Some may say there are no alternatives to the 92FS, but let’s keep it real, every gun has an alternative option out there.
If you like the 92FS but think it’s missing some of the highly popular modern touches, the 92X RDO is for you. It comes with an optic-ready slide, a short reset trigger, and an accessory rail. It’s a bit more pricey, but you’re definitely getting what you pay for with this one.
The P320 Compact will give you the same capacity of 15+1, but in a slightly more compact package. The civilian model is similar to the military one, so you still get that unique aspect to it. Its modularity is superb and reliability is top-notch, making it deliver a high value.
What’s the difference between the 92FS and the M9?
From a pure specification standpoint, they are EXTREMELY similar. They do have their differences, though, so I’ll name a couple of them as examples. The sights differ, with the 92FS having a white 3-dot configuration and the M9 having a dot-and-post configuration.
Do police still use the Beretta 92FS?
These days, it’s more common to see police being issued Glocks, S&Ws, and Sigs, but the option is still there to carry the 92FS, from what I understand.
Is the Beretta 92FS good for home defense?

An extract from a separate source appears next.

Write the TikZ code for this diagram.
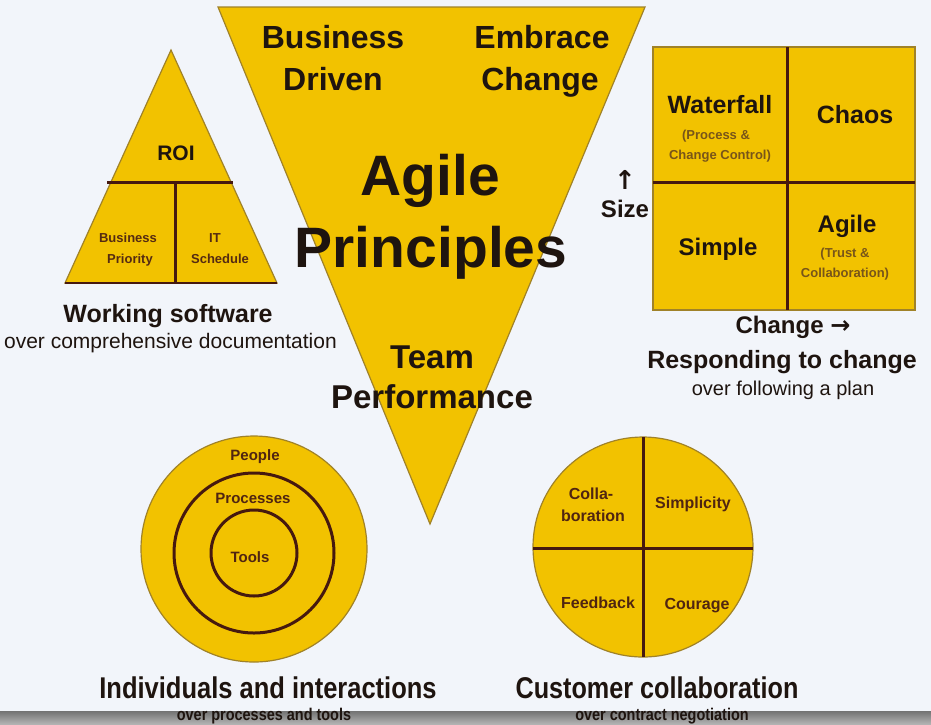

The Beretta 92FS definitely can be good for home defense, if it’s what fits your specific needs. I prefer to have lights and optics on my home defense guns, and as many rounds as possible, so the 92FS wouldn’t be “ideal” for me, but it may be for you.
How do you care for and maintain your Beretta 92FS?
Beretta recommends cleaning and lubricating your 92FS every time you shoot or at least once a month. Once field stripped, make sure to clean and lubricate everything, including the barrel, recoil spring, slide, and frame. I also suggest wiping down the magazines if there is excess residue or dirt.
I ultimately found myself having mixed reviews on the Beretta 92FS. Do I think it’s a reliable and accurate gun? You bet. Would I prefer it had a few more modern updates? You bet. Overall, I would likely opt for one of the newer 92 models, such as the 92X. However, I would not be upset about grabbing a 92FS to add to the collection for the right deal.